Tenerife will host a meeting of the International Astronomical Union with over a hundred specialists from all over the world, at which there will be discussion of the techniques which astrophysicists use to detect and observe the faintest objects in the night sky, which are much fainter than the general background brightness.
From July 8th to 12th in the Central Lecture Halls of the Guajara Campus of the University of La Laguna (ULL) the IAU Symposium 355 will take place. At this conference, organized by the Instituto de Astrofísica de Canarias under the auspices of the International Astronomical Union (IAU) the organization which brings together astronomers from all over the world and works to promote research in astronomy, there will be talks about the techniques which are used in different fields of astrophysics to overcome the problem of the brightness of the night sky, which tends to occult structures with very low surface brightness.
“This is a conference about diffuse, light, ethereal, “ghostly”, about structures which are very difficult to observe” explains Ignacio Trujillo, a researcher at the IAC and one of the organizers of the meeting. “What will be described is the story of the different types of progress made in the last 30 years, and how new techniques have allowed us to take a major step forward”

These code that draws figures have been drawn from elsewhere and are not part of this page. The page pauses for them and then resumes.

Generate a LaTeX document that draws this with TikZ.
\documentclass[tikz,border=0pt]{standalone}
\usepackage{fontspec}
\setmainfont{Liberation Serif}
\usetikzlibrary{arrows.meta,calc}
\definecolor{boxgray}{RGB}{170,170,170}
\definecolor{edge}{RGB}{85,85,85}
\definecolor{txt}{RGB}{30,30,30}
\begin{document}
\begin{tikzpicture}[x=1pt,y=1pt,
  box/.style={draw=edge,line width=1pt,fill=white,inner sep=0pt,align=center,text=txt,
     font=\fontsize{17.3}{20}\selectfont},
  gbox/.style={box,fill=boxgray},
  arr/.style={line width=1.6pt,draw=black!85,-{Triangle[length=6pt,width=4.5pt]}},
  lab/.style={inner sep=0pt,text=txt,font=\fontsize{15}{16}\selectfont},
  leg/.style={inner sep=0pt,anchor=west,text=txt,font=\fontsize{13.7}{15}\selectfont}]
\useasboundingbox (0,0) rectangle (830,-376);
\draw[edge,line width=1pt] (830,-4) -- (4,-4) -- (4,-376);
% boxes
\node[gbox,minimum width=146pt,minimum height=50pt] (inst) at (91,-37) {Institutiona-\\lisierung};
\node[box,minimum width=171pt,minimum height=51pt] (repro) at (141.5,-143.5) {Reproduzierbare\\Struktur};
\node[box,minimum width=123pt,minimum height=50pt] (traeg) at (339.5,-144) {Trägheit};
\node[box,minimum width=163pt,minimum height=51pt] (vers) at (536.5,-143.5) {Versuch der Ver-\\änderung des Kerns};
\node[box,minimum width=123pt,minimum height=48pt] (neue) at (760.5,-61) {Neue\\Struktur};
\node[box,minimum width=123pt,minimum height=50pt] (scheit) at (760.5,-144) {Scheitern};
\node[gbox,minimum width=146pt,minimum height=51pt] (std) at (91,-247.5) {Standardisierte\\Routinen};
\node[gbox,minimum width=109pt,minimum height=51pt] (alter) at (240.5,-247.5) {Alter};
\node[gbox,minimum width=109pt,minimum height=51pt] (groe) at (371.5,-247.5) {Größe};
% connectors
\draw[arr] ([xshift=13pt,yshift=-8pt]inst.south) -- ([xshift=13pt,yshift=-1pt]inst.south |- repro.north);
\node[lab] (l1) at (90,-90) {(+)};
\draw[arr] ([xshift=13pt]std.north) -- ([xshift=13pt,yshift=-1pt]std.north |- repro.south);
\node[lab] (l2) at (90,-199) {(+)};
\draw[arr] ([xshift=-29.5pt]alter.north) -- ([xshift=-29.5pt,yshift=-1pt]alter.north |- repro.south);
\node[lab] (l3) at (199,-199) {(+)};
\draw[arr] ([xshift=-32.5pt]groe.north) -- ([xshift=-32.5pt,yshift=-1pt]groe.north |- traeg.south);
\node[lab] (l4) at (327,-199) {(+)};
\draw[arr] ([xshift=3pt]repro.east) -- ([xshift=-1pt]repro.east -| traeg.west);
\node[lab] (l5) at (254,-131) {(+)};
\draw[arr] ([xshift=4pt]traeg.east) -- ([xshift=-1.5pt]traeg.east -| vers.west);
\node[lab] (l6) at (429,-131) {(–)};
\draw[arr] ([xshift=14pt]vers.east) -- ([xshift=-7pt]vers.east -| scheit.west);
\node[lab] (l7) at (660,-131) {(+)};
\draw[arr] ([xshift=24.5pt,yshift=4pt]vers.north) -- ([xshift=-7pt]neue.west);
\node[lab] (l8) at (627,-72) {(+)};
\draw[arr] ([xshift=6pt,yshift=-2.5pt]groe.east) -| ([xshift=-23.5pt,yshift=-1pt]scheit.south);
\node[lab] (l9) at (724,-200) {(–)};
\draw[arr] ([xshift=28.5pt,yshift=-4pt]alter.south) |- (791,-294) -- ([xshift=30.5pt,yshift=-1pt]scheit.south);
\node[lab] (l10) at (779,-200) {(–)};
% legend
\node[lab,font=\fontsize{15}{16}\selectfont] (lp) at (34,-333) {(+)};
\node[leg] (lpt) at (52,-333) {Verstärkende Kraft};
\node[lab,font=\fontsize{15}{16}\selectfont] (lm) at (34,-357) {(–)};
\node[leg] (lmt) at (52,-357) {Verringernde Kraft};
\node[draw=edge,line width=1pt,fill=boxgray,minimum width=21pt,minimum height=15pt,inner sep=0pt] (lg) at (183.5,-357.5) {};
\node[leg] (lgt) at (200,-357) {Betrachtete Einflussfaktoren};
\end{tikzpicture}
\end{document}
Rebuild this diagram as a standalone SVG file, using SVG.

During the five days of the conference the talks will deal with varied subjects, such as the changes caused by solar activity in the zodiacal light (a luminous band which can be seen in the night sky, and which is caused by sunlight reflected from dust particles within the solar system) to the faintest light which reaches us from the filaments which form the structure of the universe on a large scale. The discussion will include the outer parts of galaxies, with their tidal flows and stellar halos, the ultra-diffuse galaxies, and the faint light between the galaxies in galaxy clusters. To summarize, the conference will cover all the physical phenomena related to very faint and extended light sources-
Over 120 people from the US, Australia, Japan, South Korea, Russia, Chile, Brazil and India, among other countries will attend the meeting. “The fact that the IAU is holding this meeting in Tenerife is partly due to the quality of the IAC as an experienced host for this type of events” says Johan Knapen, an IAC researcher and another of the organizers of this event. “ In this type of meetings what counts is the international composition, the variety of countries of those present, astronomers are coming from Asia, from South and North America, and from Oceania, as well as from Europe, it offers an opportunity to meet up with researchers from all over the world.”
An interesting feature of this conference is that not only will there be contributions from professional astronomers using telescopes on the ground and in space, but also contributions made by amateur astronomers.